Task description → Return the lines that follow, exactly as they appear, from the first through the one containing "const halfBand = 44.33;"; no pictures are to be included.
— start of Collected data —
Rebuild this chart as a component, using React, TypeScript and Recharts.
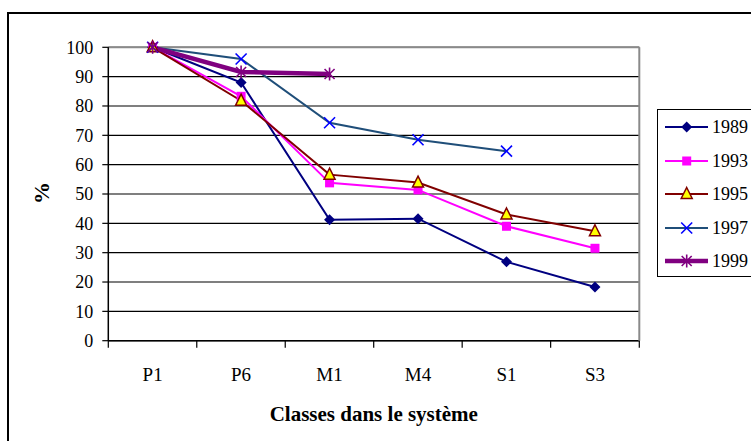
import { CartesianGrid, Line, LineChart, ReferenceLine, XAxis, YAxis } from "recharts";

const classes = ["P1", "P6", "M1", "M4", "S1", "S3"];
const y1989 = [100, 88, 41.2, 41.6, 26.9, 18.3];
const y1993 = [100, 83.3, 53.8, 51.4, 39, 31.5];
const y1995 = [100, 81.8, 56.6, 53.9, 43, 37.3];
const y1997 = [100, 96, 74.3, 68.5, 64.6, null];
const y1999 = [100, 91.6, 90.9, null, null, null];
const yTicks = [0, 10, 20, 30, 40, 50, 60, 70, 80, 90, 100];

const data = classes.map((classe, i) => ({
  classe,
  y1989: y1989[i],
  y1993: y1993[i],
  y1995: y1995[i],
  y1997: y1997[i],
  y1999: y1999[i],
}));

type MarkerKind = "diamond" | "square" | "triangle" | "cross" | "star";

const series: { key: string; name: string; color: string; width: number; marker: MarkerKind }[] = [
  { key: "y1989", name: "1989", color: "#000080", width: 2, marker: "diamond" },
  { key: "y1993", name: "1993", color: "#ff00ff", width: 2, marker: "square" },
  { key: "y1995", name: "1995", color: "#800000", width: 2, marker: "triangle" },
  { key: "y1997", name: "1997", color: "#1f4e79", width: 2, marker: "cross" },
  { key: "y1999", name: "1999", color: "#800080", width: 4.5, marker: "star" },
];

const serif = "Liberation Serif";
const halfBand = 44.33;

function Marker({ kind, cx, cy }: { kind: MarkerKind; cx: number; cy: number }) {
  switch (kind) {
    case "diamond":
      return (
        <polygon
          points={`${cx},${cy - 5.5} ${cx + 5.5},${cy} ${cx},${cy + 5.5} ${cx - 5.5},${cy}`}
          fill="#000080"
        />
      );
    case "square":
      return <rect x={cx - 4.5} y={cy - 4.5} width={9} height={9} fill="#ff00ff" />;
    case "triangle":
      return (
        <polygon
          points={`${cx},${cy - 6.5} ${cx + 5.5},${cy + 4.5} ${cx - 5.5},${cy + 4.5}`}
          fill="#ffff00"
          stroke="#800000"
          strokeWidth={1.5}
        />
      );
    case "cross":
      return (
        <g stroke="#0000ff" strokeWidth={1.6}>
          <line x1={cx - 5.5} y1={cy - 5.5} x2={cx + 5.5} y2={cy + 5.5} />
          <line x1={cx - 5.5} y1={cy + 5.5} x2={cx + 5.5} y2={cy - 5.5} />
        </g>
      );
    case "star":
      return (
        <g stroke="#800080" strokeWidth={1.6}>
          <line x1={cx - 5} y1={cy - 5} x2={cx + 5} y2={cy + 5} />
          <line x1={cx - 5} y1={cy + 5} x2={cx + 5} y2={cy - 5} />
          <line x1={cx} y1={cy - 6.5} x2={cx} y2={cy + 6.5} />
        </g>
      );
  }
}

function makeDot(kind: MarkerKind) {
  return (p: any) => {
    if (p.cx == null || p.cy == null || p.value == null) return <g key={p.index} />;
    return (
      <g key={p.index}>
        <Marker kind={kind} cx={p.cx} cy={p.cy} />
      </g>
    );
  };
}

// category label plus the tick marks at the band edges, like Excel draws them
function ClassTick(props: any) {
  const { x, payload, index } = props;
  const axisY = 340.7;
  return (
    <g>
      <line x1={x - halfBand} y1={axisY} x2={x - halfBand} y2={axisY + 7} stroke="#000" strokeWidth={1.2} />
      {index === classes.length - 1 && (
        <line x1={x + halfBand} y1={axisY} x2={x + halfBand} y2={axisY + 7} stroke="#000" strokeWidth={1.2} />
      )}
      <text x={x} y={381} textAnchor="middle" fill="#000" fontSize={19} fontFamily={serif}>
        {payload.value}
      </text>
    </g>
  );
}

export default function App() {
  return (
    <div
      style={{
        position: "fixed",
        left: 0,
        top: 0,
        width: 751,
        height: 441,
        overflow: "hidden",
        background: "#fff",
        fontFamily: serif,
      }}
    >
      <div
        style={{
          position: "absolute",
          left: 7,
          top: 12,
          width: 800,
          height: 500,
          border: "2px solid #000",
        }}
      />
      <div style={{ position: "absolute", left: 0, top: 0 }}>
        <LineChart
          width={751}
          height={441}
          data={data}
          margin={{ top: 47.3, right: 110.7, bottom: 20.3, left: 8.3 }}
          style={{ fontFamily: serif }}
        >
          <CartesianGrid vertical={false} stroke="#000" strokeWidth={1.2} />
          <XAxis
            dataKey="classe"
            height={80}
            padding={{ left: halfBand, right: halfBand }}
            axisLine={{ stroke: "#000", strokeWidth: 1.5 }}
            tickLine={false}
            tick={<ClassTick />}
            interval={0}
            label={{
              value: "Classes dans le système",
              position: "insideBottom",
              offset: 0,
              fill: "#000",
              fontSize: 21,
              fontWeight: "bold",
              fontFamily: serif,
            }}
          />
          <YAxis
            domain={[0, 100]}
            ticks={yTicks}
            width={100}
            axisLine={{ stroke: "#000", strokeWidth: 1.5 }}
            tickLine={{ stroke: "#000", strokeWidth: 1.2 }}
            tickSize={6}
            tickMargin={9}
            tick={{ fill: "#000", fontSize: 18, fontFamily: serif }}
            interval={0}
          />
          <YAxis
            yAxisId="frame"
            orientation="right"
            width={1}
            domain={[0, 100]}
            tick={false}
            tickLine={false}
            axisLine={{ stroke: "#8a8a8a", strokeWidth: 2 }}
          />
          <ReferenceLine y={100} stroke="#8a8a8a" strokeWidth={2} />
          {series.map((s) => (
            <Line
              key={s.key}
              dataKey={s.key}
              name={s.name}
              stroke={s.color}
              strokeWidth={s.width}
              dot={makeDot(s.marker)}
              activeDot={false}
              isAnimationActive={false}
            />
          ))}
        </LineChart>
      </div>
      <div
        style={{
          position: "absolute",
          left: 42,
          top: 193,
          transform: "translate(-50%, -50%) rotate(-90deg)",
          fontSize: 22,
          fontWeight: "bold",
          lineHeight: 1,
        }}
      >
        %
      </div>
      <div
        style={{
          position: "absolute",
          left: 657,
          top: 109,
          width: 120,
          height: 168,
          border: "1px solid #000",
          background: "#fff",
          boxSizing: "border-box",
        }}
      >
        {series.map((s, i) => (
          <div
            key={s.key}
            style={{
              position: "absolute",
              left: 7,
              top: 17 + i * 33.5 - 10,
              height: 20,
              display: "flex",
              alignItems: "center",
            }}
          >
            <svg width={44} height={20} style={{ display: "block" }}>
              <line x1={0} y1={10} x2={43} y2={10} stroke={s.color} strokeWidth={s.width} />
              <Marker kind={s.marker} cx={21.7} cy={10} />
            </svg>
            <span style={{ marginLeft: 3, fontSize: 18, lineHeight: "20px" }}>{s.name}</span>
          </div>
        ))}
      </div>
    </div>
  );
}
— end of Collected data —
Final answer →
Rebuild this chart as a component, using React, TypeScript and Recharts.
import { CartesianGrid, Line, LineChart, ReferenceLine, XAxis, YAxis } from "recharts";

const classes = ["P1", "P6", "M1", "M4", "S1", "S3"];
const y1989 = [100, 88, 41.2, 41.6, 26.9, 18.3];
const y1993 = [100, 83.3, 53.8, 51.4, 39, 31.5];
const y1995 = [100, 81.8, 56.6, 53.9, 43, 37.3];
const y1997 = [100, 96, 74.3, 68.5, 64.6, null];
const y1999 = [100, 91.6, 90.9, null, null, null];
const yTicks = [0, 10, 20, 30, 40, 50, 60, 70, 80, 90, 100];

const data = classes.map((classe, i) => ({
  classe,
  y1989: y1989[i],
  y1993: y1993[i],
  y1995: y1995[i],
  y1997: y1997[i],
  y1999: y1999[i],
}));

type MarkerKind = "diamond" | "square" | "triangle" | "cross" | "star";

const series: { key: string; name: string; color: string; width: number; marker: MarkerKind }[] = [
  { key: "y1989", name: "1989", color: "#000080", width: 2, marker: "diamond" },
  { key: "y1993", name: "1993", color: "#ff00ff", width: 2, marker: "square" },
  { key: "y1995", name: "1995", color: "#800000", width: 2, marker: "triangle" },
  { key: "y1997", name: "1997", color: "#1f4e79", width: 2, marker: "cross" },
  { key: "y1999", name: "1999", color: "#800080", width: 4.5, marker: "star" },
];

const serif = "Liberation Serif";
const halfBand = 44.33;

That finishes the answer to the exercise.